I’ve always enjoyed a good Portuguese-Macanese meal, and lunch at one of Macau’s venerable eating institutions, A Lorcha, last month was no exception. I flew into Hong Kong from San Francisco at about 9am, checked into my hotel at about 10am, took a fast ferry to Macau & was ordering lunch by noon. I’m just so amazed by the efficiency of the whole place.
A Lorcha has been a family favorite for decades (its next-door neighbor, Restaurante Litoral, is another one).
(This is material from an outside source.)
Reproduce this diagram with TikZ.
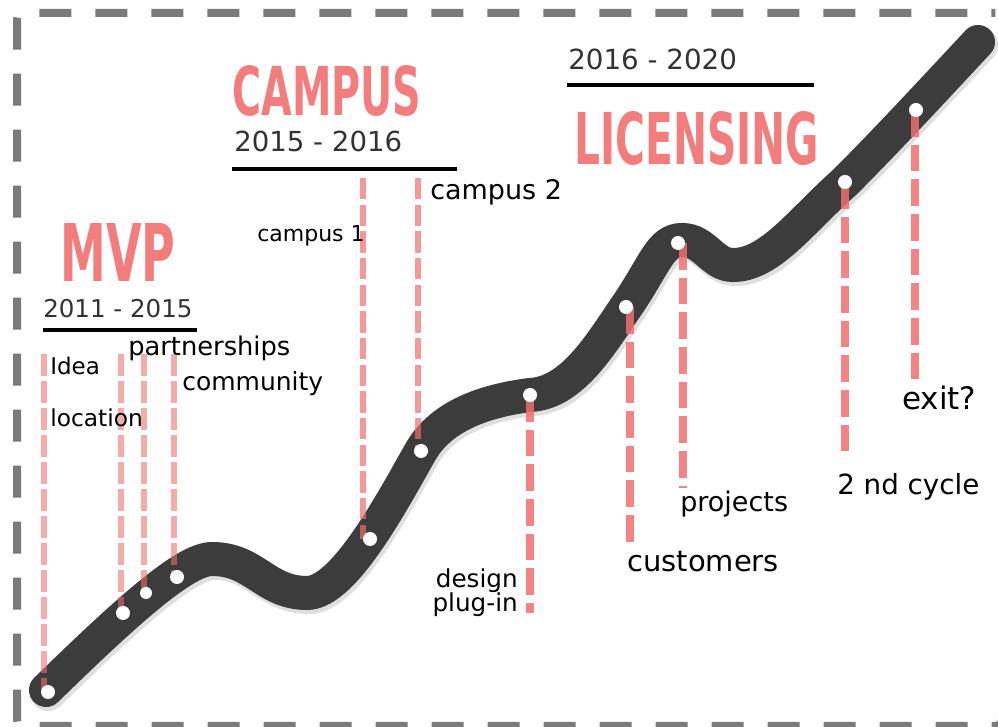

Some dishes ordered during my lunch there recently were:
- Caldo verde, Portuguese kale soup with slivers of savoury/spicy chourico sausages;
- Rissois de Camarao, which are crisp crescent-shaped parcels filled with shrimp in a creamy sauce – sinfully rich & absolutely delicious;
- Pasteis de bacalhau. No one makes better use of dried (and later re-hydrated) cod fish than the Portuguese, or should I say in this case, the Macanese. The codfish cakes were scrumptious;
- Feijoada, in this case, a distinctly Macanese-style pork knuckle, chourico, red beans & cabbage stew. I much preferred Brazilian feijoada, cooked with black beans & thickened with farofa (fried manioc flour);
- Galinha a Africana – grilled “African” chicken, smothered with an intensely-flavoured, spicy gravy; and
- A Lorcha’s divine dessert, Serradurra – a thick, ultra-creamy milk-crème pudding topped with crumbled biscuits.
Every meal at A Lorcha had been a satisfying experience. The friendly service and the convivial atmosphere is a definite plus, but the main attraction had always been Macau’s distinct cuisine, so different from its HK Cantonese cousin.